One of the songs on the New Music list at Kinship Radio is “In the House” by Crowder.
After we all spent a year not going to church because of COVID, the song beautifully reminds us of what church — what a really good church–is like.
In it, Crowder describes a church where anyone is comfortable, where anyone can find grace, where we just can’t help celebrating our salvation, where there is so much love and mercy and evidence of the glorious, indescribable love of God in Christ Jesus, you want to hang a “Home Sweet Home” sign in the narthex.
But when I’ve drawn the attention of some of my pastor friends to that song, they haven’t had much to say. One said he wasn’t convinced that the church he served was very much like the church the song describes.
Well, of course not.
Churches are messy places made up of messy people. Church board meetings are filled with more talk of broken furnaces and faded carpet than they are of broken people and threadbare souls. We get caught up in the temporal issues of this world and almost forget about the mission we have to draw people to eternal glory.
Almost.
While no church is perfect, God is worshiped and glorified in those imperfect places. People do encounter His love in the pews and from the pulpit. We do pray and bless and help and truly care about each other. Do we do it imperfectly, poorly, and even forget to love like we should?

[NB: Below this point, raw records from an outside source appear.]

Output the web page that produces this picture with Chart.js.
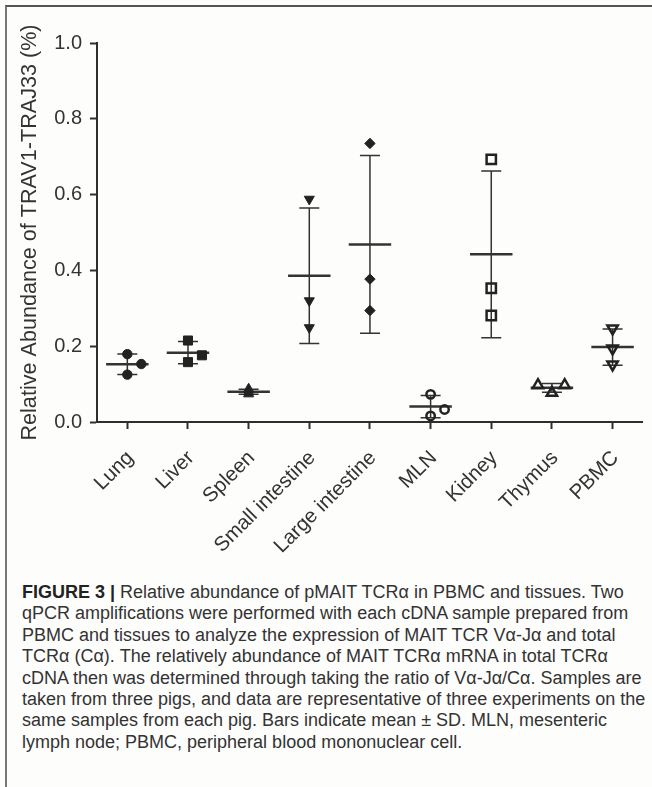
<!DOCTYPE html>
<html>
<head>
<meta charset="utf-8">
<script src="https://cdn.jsdelivr.net/npm/chart.js@4.4.1/dist/chart.umd.min.js"></script>
<style>
  html, body { margin: 0; padding: 0; background: #fdfdfc; }
  #page { position: relative; width: 652px; height: 787px; overflow: hidden; background: #fdfdfc; }
  #frame { position: absolute; left: 5px; top: 5px; right: -4px; bottom: -4px; border-top: 2px solid #555; border-left: 2px solid #777; }
  #data-chart { position: absolute; left: 0; top: 0; }
  #caption {
    position: absolute; left: 22px; top: 582px;
    font: 18px "Liberation Sans", Arial, sans-serif; line-height: 21.4px;
    color: #333; white-space: nowrap;
  }
  #caption b { color: #222; }
</style>
</head>
<body>
<div id="page">
  <div id="frame"></div>
  <canvas id="data-chart" width="652" height="560"></canvas>
  <div id="caption">
    <b>FIGURE 3 |</b> Relative abundance of pMAIT TCRα in PBMC and tissues. Two<br>
    qPCR amplifications were performed with each cDNA sample prepared from<br>
    PBMC and tissues to analyze the expression of MAIT TCR Vα-Jα and total<br>
    TCRα (Cα). The relatively abundance of MAIT TCRα mRNA in total TCRα<br>
    cDNA then was determined through taking the ratio of Vα-Jα/Cα. Samples are<br>
    taken from three pigs, and data are representative of three experiments on the<br>
    same samples from each pig. Bars indicate mean ± SD. MLN, mesenteric<br>
    lymph node; PBMC, peripheral blood mononuclear cell.
  </div>
</div>
<script>
const categories = ["Lung", "Liver", "Spleen", "Small intestine", "Large intestine", "MLN", "Kidney", "Thymus", "PBMC"];

// three pigs per tissue
const lung = [0.179, 0.153, 0.125];
const liver = [0.215, 0.176, 0.158];
const spleen = [0.087, 0.074, 0.079];
const smallIntestine = [0.588, 0.320, 0.249];
const largeIntestine = [0.735, 0.377, 0.294];
const mln = [0.073, 0.033, 0.016];
const kidney = [0.693, 0.353, 0.281];
const thymus = [0.097, 0.077, 0.097];
const pbmc = [0.247, 0.194, 0.152];

const yTicks = [0, 0.2, 0.4, 0.6, 0.8, 1.0];

const tissueValues = [lung, liver, spleen, smallIntestine, largeIntestine, mln, kidney, thymus, pbmc];

// horizontal spread of overlapping points (in category widths)
const xSpread = [
    [0, 0.23, 0], [0, 0.23, 0], [0, 0, 0], [0, 0, 0], [0, 0, 0],
    [0, 0.23, 0], [0, 0, 0], [-0.23, 0, 0.21], [0, 0, 0]
];

const ink = "#222";
const axisColor = "#2e2e2e";
const textColor = "#333";
const fontFamily = "'Liberation Sans', Arial, sans-serif";

const markers = [
    { style: "circle", radius: 4.7, rotation: 0, filled: true },
    { style: "rect", radius: 6.4, rotation: 0, filled: true },
    { style: "triangle", radius: 5.8, rotation: 0, filled: true },
    { style: "triangle", radius: 5.8, rotation: 180, filled: true },
    { style: "rectRot", radius: 5.2, rotation: 0, filled: true },
    { style: "circle", radius: 4.2, rotation: 0, filled: false },
    { style: "rect", radius: 6.6, rotation: 0, filled: false },
    { style: "triangle", radius: 6, rotation: 0, filled: false },
    { style: "triangle", radius: 6, rotation: 180, filled: false }
];

function mean(vals) {
    return vals.reduce((a, b) => a + b, 0) / vals.length;
}
function sd(vals) {
    const m = mean(vals);
    return Math.sqrt(vals.reduce((a, v) => a + (v - m) * (v - m), 0) / (vals.length - 1));
}

// mean line + SD whiskers, drawn under the points
const meanSdBars = {
    id: "meanSdBars",
    beforeDatasetsDraw(chart) {
        const { ctx, scales: { x, y } } = chart;
        ctx.save();
        ctx.strokeStyle = "#333";
        tissueValues.forEach((vals, i) => {
            const m = mean(vals);
            const s = sd(vals);
            const cx = x.getPixelForValue(i);
            const meanHalf = x.getPixelForValue(i + 0.35) - cx;
            const capHalf = x.getPixelForValue(i + 0.165) - cx;
            const yTop = y.getPixelForValue(m + s);
            const yBottom = y.getPixelForValue(m - s);
            const yMean = y.getPixelForValue(m);

            ctx.lineWidth = 1.5;
            ctx.beginPath();
            ctx.moveTo(cx, yTop);
            ctx.lineTo(cx, yBottom);
            ctx.moveTo(cx - capHalf, yTop);
            ctx.lineTo(cx + capHalf, yTop);
            ctx.moveTo(cx - capHalf, yBottom);
            ctx.lineTo(cx + capHalf, yBottom);
            ctx.stroke();

            ctx.lineWidth = 2.5;
            ctx.beginPath();
            ctx.moveTo(cx - meanHalf, yMean);
            ctx.lineTo(cx + meanHalf, yMean);
            ctx.stroke();
        });
        ctx.restore();
    }
};

const datasets = tissueValues.map((vals, i) => ({
    label: categories[i],
    data: vals.map((v, j) => ({ x: i + xSpread[i][j], y: v })),
    pointStyle: markers[i].style,
    pointRadius: markers[i].radius,
    pointHoverRadius: markers[i].radius,
    pointRotation: markers[i].rotation,
    pointBackgroundColor: markers[i].filled ? ink : "rgba(0,0,0,0)",
    pointBorderColor: ink,
    pointBorderWidth: markers[i].filled ? 1 : 2.5,
    showLine: false
}));

const config = {
    type: "scatter",
    data: { datasets: datasets },
    plugins: [meanSdBars],
    options: {
        responsive: false,
        animation: false,
        devicePixelRatio: 1,
        layout: {
            padding: { left: 8, top: 43, right: 6, bottom: 0 }
        },
        plugins: {
            legend: { display: false },
            tooltip: { enabled: false }
        },
        scales: {
            x: {
                type: "linear",
                min: -0.5,
                max: 8.5,
                afterBuildTicks: (axis) => {
                    axis.ticks = categories.map((c, i) => ({ value: i }));
                },
                afterFit: (axis) => {
                    axis.height = 560 - 422;
                },
                grid: {
                    drawOnChartArea: false,
                    drawTicks: true,
                    tickLength: 7,
                    tickWidth: 2,
                    tickColor: axisColor
                },
                border: { color: axisColor, width: 2 },
                ticks: {
                    autoSkip: false,
                    minRotation: 45,
                    maxRotation: 45,
                    padding: 17,
                    labelOffset: 3,
                    color: textColor,
                    font: { family: fontFamily, size: 20.5 },
                    callback: (value) => categories[value]
                }
            },
            y: {
                min: 0,
                max: 1.0,
                afterBuildTicks: (axis) => {
                    axis.ticks = yTicks.map((v) => ({ value: v }));
                },
                afterFit: (axis) => {
                    axis.width = 97 - 8;
                },
                title: {
                    display: true,
                    text: "Relative Abundance of TRAV1-TRAJ33 (%)",
                    color: textColor,
                    padding: { top: 9, bottom: 0 },
                    font: { family: fontFamily, size: 21.6 }
                },
                grid: {
                    drawOnChartArea: false,
                    drawTicks: true,
                    tickLength: 7,
                    tickWidth: 2,
                    tickColor: axisColor
                },
                border: { color: axisColor, width: 2 },
                ticks: {
                    padding: 8,
                    color: textColor,
                    font: { family: fontFamily, size: 20 },
                    callback: (value) => value.toFixed(1)
                }
            }
        }
    }
};

const ctx = document.getElementById("data-chart").getContext("2d");
const tissue_chart = new Chart(ctx, config);
</script>
</body>
</html>
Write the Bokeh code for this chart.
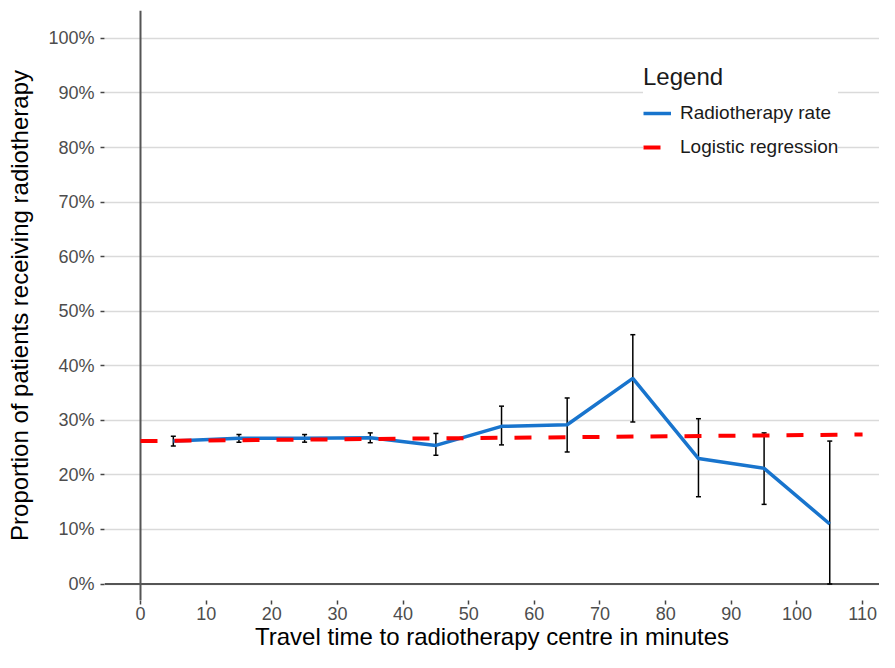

Yes, but our example is a God who sees all that, knows it better than we know it ourselves, and still, even then, loves us enough to die for us.
So, yes, the song does describe a church that probably doesn’t actually, truly exist outside the idyllic, poetic world of a set of song lyrics.
But what if we used the song as an example, a template, of what we could be? What if just a couple of us tried to be that somebody who loves them and were waiting at the door when they walked in Sunday morning?